EXERCISE REQUIREMENTS:
Lift every line from the entries that includes the word "with".

TASK INPUT:
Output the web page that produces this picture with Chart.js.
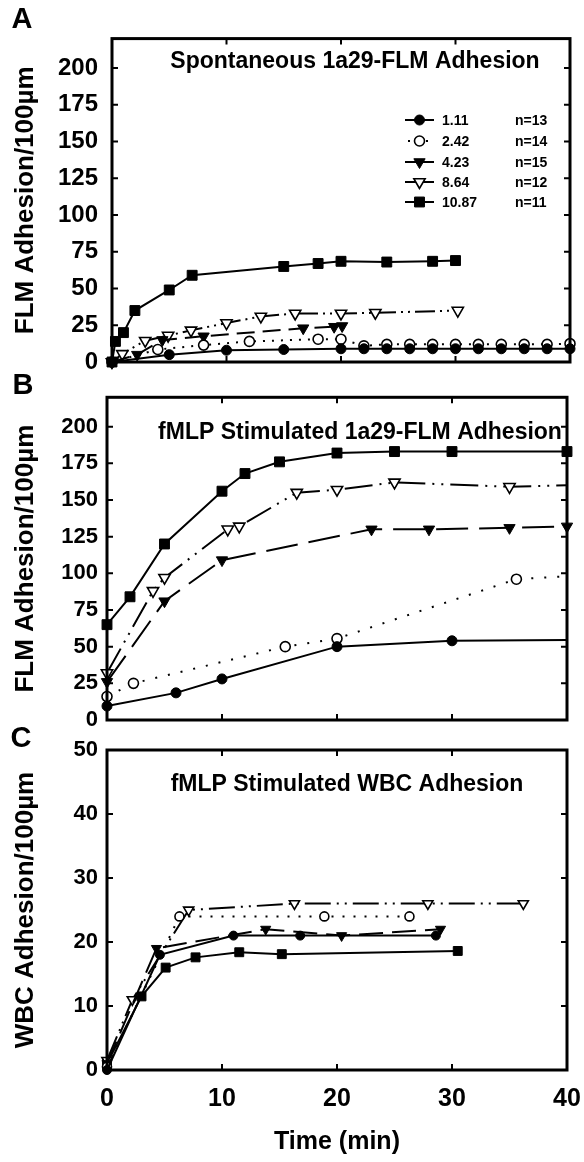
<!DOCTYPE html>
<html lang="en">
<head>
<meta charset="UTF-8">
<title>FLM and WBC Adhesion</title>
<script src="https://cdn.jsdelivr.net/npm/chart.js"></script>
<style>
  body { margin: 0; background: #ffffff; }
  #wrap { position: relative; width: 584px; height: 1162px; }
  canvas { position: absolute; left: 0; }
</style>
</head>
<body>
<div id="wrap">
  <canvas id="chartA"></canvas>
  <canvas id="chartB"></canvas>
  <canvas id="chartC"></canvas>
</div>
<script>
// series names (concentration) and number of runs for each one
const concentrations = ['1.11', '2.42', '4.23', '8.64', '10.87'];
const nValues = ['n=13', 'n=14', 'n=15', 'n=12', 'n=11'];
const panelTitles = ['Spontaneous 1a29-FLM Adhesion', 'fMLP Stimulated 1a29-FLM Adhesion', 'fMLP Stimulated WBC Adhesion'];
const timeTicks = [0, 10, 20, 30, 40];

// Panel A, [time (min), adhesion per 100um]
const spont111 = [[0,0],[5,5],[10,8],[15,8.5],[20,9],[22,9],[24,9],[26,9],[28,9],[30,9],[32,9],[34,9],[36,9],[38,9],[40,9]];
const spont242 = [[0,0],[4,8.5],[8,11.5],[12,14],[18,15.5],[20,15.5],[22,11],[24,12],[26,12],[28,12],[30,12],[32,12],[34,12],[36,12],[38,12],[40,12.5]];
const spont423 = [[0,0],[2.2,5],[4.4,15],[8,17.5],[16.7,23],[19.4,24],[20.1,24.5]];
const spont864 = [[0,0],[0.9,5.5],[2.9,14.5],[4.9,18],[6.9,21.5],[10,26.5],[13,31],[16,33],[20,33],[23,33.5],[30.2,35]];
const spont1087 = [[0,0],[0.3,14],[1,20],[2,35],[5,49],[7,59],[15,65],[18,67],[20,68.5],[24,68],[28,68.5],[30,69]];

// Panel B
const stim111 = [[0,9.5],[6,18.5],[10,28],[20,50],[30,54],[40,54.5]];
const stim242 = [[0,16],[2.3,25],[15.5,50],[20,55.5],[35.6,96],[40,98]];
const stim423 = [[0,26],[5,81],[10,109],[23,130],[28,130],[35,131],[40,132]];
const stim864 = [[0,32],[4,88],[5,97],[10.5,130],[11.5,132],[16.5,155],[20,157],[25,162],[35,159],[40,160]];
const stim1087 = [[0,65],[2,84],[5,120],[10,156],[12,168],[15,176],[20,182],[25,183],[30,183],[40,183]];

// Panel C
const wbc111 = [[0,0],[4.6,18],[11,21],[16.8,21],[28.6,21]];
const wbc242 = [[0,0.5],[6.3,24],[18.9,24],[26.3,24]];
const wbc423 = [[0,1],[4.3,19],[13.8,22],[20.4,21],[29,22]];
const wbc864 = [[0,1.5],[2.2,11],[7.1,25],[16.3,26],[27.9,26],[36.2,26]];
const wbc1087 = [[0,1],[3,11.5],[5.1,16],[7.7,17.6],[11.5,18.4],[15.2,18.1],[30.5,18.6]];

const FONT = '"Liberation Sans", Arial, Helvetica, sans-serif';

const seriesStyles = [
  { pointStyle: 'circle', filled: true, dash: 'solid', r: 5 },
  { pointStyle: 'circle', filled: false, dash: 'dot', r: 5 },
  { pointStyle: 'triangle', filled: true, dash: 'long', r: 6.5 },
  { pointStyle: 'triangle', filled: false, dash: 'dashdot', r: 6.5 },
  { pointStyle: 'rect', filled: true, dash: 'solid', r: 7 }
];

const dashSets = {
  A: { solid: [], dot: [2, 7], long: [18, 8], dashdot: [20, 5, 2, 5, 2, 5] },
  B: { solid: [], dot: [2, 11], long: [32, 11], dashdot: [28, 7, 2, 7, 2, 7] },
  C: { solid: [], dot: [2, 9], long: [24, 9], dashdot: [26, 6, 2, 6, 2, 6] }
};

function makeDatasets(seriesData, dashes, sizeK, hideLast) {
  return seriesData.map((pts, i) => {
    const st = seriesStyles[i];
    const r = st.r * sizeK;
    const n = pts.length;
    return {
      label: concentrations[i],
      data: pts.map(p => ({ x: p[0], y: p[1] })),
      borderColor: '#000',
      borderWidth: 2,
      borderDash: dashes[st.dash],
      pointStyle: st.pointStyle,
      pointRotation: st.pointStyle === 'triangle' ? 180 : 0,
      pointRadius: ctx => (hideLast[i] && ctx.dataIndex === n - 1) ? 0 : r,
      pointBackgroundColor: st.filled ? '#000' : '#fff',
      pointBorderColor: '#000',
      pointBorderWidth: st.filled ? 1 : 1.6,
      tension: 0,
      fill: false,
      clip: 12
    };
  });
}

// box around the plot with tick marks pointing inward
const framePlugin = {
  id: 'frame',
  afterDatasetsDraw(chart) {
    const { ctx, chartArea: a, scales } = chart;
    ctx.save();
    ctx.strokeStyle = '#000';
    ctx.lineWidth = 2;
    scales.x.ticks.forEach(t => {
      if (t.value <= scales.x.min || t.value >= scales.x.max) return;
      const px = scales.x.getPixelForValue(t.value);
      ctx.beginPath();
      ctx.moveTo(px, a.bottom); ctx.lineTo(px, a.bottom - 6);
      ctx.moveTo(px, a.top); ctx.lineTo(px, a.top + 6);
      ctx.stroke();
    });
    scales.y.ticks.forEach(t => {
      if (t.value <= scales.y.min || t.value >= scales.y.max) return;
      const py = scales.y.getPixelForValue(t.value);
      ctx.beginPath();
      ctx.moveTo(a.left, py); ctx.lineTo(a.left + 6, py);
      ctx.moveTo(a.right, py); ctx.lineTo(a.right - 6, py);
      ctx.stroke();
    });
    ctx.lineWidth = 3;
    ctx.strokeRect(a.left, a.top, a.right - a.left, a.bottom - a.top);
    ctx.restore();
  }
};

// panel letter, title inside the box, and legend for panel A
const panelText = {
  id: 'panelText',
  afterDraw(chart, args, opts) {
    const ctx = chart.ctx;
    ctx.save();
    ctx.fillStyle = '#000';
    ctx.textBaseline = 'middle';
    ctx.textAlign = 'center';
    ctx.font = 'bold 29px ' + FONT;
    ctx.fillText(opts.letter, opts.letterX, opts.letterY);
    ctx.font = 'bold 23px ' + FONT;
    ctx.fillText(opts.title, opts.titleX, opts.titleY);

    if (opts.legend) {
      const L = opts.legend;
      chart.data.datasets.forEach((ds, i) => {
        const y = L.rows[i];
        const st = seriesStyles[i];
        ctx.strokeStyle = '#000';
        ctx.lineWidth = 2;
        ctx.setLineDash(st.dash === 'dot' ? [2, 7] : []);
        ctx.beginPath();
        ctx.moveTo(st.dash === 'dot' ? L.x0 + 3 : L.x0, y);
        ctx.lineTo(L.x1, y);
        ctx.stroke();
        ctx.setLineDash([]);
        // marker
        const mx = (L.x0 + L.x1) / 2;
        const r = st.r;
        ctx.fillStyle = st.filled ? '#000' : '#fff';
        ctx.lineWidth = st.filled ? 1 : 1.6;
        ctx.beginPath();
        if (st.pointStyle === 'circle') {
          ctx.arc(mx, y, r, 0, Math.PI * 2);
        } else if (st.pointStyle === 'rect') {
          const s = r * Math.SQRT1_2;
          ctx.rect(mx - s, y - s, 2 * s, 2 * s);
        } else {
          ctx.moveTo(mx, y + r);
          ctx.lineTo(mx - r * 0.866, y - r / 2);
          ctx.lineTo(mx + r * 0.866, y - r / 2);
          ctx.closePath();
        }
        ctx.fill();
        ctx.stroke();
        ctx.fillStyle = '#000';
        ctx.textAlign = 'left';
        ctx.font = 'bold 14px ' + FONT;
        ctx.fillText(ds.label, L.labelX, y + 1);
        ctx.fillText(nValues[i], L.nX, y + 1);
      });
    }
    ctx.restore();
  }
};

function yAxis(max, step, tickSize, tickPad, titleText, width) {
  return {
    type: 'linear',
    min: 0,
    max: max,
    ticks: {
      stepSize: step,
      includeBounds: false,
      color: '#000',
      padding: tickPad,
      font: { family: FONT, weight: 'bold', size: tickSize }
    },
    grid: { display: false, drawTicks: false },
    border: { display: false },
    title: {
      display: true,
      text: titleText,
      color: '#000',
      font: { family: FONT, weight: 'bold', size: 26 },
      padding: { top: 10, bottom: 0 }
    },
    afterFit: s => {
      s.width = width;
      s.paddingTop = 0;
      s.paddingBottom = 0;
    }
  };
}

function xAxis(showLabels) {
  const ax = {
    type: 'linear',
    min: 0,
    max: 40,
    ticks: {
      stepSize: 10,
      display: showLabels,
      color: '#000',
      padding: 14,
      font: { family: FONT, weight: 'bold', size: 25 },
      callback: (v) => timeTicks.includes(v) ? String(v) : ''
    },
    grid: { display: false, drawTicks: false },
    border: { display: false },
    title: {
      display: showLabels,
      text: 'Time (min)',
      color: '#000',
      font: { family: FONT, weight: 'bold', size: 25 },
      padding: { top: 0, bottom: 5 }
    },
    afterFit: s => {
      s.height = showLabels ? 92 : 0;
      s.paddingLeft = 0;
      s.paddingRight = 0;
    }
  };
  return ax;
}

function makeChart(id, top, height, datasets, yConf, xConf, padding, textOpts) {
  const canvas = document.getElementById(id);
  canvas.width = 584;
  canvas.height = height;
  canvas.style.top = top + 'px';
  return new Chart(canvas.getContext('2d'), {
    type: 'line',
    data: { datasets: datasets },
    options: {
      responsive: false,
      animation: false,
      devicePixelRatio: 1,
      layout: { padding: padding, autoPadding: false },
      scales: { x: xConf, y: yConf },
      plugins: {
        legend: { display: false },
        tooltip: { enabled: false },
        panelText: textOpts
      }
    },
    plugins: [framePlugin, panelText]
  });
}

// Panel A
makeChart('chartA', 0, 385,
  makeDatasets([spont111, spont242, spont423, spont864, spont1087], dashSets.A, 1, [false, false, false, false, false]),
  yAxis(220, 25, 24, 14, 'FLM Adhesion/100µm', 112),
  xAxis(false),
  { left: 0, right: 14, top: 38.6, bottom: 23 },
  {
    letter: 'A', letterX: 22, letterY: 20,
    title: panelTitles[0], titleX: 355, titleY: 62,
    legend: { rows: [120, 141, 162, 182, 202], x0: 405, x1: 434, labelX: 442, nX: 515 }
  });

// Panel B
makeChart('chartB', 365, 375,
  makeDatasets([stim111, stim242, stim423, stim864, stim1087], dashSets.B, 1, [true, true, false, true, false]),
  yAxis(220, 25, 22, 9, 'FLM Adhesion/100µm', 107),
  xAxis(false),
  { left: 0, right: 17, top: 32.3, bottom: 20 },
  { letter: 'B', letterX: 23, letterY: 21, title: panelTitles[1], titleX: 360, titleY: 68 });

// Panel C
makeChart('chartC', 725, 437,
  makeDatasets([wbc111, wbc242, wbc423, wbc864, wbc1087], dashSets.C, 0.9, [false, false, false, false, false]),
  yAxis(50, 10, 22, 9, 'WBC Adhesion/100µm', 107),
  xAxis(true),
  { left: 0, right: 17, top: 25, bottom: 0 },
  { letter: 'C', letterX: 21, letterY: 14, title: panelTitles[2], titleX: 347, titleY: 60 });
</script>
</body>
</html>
--
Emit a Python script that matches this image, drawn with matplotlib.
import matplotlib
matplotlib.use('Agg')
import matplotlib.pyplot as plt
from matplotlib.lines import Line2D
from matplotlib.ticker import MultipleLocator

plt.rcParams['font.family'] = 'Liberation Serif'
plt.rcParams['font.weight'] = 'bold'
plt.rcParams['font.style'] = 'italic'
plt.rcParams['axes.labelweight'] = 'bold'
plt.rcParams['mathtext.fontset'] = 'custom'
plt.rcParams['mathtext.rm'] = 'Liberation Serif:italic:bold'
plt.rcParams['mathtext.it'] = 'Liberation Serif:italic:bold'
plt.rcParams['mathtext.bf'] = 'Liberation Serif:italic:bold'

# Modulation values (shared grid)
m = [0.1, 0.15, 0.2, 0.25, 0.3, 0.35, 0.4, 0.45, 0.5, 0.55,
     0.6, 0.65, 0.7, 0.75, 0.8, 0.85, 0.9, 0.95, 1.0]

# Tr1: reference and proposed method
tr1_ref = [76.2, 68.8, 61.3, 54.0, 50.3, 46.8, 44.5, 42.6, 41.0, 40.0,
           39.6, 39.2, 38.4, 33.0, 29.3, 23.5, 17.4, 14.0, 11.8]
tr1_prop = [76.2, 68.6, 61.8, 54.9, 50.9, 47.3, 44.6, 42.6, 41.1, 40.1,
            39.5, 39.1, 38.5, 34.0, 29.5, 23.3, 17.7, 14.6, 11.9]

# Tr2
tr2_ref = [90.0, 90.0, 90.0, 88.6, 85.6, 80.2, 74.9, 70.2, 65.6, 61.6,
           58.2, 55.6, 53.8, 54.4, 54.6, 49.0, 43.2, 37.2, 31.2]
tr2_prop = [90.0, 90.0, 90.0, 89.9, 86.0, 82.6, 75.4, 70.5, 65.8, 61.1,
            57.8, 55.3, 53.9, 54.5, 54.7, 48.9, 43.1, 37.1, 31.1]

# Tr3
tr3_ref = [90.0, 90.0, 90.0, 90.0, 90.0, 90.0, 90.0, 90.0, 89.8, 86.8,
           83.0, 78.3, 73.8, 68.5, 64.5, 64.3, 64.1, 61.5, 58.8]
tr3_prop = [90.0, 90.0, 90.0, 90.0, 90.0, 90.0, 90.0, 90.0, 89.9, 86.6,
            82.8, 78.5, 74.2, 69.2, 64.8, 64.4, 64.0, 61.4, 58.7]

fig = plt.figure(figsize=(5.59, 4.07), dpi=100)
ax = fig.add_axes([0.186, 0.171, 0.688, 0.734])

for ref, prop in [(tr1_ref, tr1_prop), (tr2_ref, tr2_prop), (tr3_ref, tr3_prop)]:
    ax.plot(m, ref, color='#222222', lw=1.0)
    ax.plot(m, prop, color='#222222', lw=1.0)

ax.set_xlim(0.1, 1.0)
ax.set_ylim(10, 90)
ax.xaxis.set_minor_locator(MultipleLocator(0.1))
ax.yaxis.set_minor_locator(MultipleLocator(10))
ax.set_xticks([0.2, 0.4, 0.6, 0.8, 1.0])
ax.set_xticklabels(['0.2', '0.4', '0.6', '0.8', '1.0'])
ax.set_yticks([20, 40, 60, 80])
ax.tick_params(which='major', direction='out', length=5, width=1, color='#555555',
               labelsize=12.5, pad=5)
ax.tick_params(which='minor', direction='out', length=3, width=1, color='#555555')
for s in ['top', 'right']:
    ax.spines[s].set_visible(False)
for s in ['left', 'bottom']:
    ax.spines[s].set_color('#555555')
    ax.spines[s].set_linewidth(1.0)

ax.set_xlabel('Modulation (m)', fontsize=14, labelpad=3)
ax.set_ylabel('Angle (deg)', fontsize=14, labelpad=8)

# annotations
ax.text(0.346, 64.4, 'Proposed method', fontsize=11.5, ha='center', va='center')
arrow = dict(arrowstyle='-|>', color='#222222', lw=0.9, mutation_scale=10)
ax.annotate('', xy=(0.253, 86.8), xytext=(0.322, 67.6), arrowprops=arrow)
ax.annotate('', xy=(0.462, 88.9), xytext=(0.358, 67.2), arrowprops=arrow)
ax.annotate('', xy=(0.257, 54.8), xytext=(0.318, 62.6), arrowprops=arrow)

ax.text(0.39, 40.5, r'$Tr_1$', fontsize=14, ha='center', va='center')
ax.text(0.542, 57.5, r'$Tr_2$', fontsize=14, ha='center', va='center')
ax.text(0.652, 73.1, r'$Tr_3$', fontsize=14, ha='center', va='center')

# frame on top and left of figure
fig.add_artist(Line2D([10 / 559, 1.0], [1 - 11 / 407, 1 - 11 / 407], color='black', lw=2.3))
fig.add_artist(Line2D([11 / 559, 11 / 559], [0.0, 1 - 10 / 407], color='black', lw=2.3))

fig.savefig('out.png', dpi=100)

SOLUTION TO THE EXERCISE:
Output the web page that produces this picture with Chart.js.
// box around the plot with tick marks pointing inward
Emit a Python script that matches this image, drawn with matplotlib.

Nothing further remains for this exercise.